Chet Bulger, a Rumford native who became a top lineman on the last Cardinals team to win the NFL championship, died Thursday at his Fairfax, Va., home. He was 91.

Bulger died from natural causes, said De La Salle Institute, the school in Chicago where he coached and taught for three decades.

Bulger played in the NFL from 1942-50, starting with the Chicago Cardinals during the era of leather helmets and two-way linemen and spending his final season with the Detroit Lions.

In 1947, he helped the Cardinals beat the Philadelphia Eagles 28-21 for the NFL crown. The Cardinals lost the 1948 title game to the Eagles 7-0, then did not play for the championship again until reaching this year’s Super Bowl. They lost the Feb. 1 game to the Pittsburgh Steelers.

Bulger always bled Cardinal red, from the day they drafted him in 1942 on through their relocations to St. Louis and Arizona. But he always kept Rumford in his heart, too.

In a pre-Super Bowl interview with the Sun Journal, he noted that in 1946, Chicago Bears owner and coach George Halas offered $20,000 for Bulger’s contract. Cardinals owner Charles Bidwill, father of now owner Bill Bidwill, told Chet he would split the money with him if he’d agree to go to the cross-town rivals.

“I said, ‘No, I’ll go back to Maine.’ I didn’t want to play for anybody but the Cardinals,” he said. “I liked George as a person, but I didn’t want him as a boss. His players used to tell me he threw nickels around like they were manhole covers.”

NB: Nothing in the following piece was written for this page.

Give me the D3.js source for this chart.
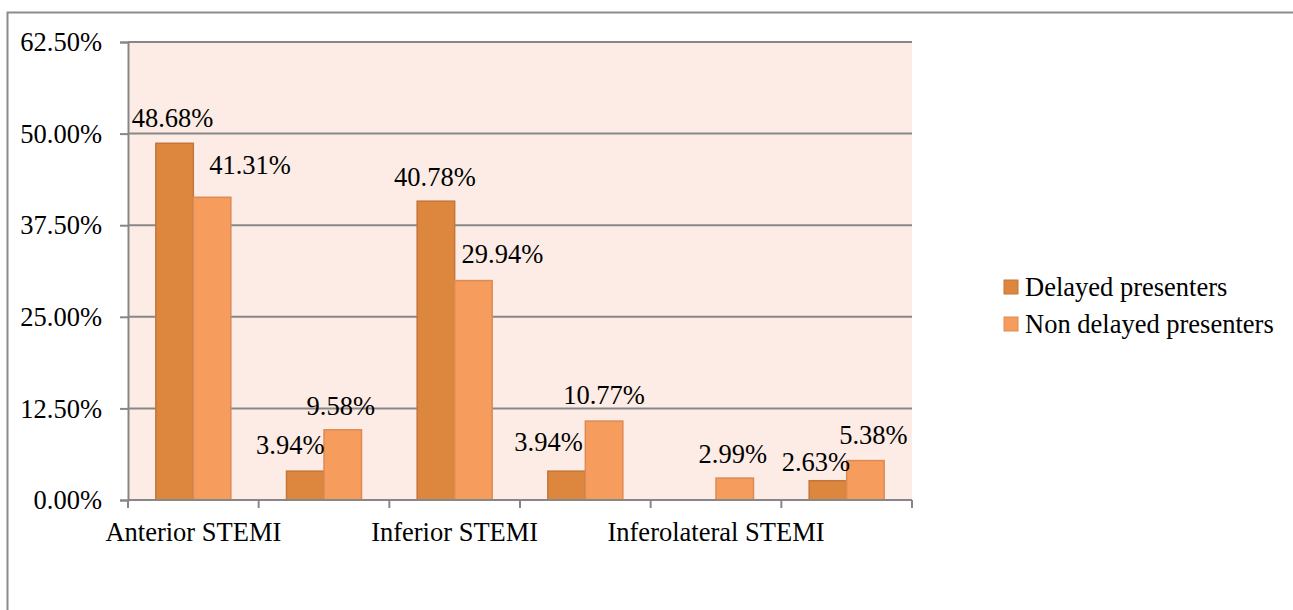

Bulger wasn’t in football for the money. Nobody was back in the 1940s. Pro football still played second fiddle to the college game in those days. The Cardinals sometimes played in front of smaller crowds than the ones Bulger played in front of at Stephens High School in Rumford, he noted.

Football rules at Mountain Valley now, but it was big in the River Valley back then, too. Elizabeth Bulger, his mother, loved it as much as anyone.

When he was a sophomore, Bulger recalled in the interview, he played a game against South Portland with crushed ribs. The doctor told him the next day he was done playing for the season.

His mother told him he wasn’t.

“My mother made me go back up and change into my practice clothes and I went on the football field and the coach said, ‘You can’t play ball with busted ribs,'” a laughing Bulger said then.

Bulger said he hadn’t given much thought to football after high school. His track coach at Stephens got him a track scholarship to Auburn University in Alabama. He walked on for football.

He didn’t think he’d play beyond college until the Cardinals sent him a letter after graduation telling him he was drafted, he was their property.

He started out as a right tackle, but when the Cardinals drafted University of Georgia superstar Charley Trippi in 1947, they moved Bulger to left tackle, Trippi’s side. They scored 45 points in their first game, against the Detroit Lions and rolled to the championship from there against the Eagles, 28-21. The 6-foot-3, 260-pound Bulger, an All-Pro that season, helped spring Trippi for a 44-yard touchdown run and Elmer Angsman on two 70-yard TD runs.

The Cards were even better the next year, averaging 33-points per game, but Philly got its revenge, taking advantage of a snow-covered field to win the championship, 7-0.

Bulger calls that game the one that got away.

“It’s like the big walleye I lost up in Canada. I’ll never forget it. It was the biggest one I ever saw. I had a cheap reel on it. It ended up in the bottom of the lake,” he said.

Mainers might consider Bulger the one that got away. After one year with the Lions, he retired in 1951 and returned to Chicago, where he became a teacher at De La Salle Institute. He taught and coached there for more than 30 years. In 2007, the school honored his contributions by naming its main athletic field after him.

While he lived in Virginia, his heart still belonged to Rumford, he said, and he held a soft spot for Falcon football. He’s heard of the exploits of Fitzpatrick Trophy finalist Justin Staires from family back home. He sent quarterback Cam Kaubris, a cousin, John Wooden’s book “Pyramid of Success.”

“Just give a kind word to the people of Rumford for me. I’m so proud to have played for that high school,” he said in the pre Super Bowl interview. “To this day, I believe all of my success rested with the coaches I had there.”

Bulger said he would root, as expected, for the Cardinals to trounce the Steelers in the big game. It didn’t happen. Arizona lost to Pittsburgh 27-23.

Ironically, in 1944, the Cardinals and Steelers merged their franchises for one year, splitting home games in Chicago and Pittsburgh. The combined team went 0-10, and drew the nickname of the Car-Pitts, as in, every opponent walked right over them.

“We were terrible,” Bulger said last month. “You’d get beat so bad, you’d cry.”

Bulger scored seven points in his NFL career, kicking an extra point in 1943 and returning a fumble for a touchdown in 1945.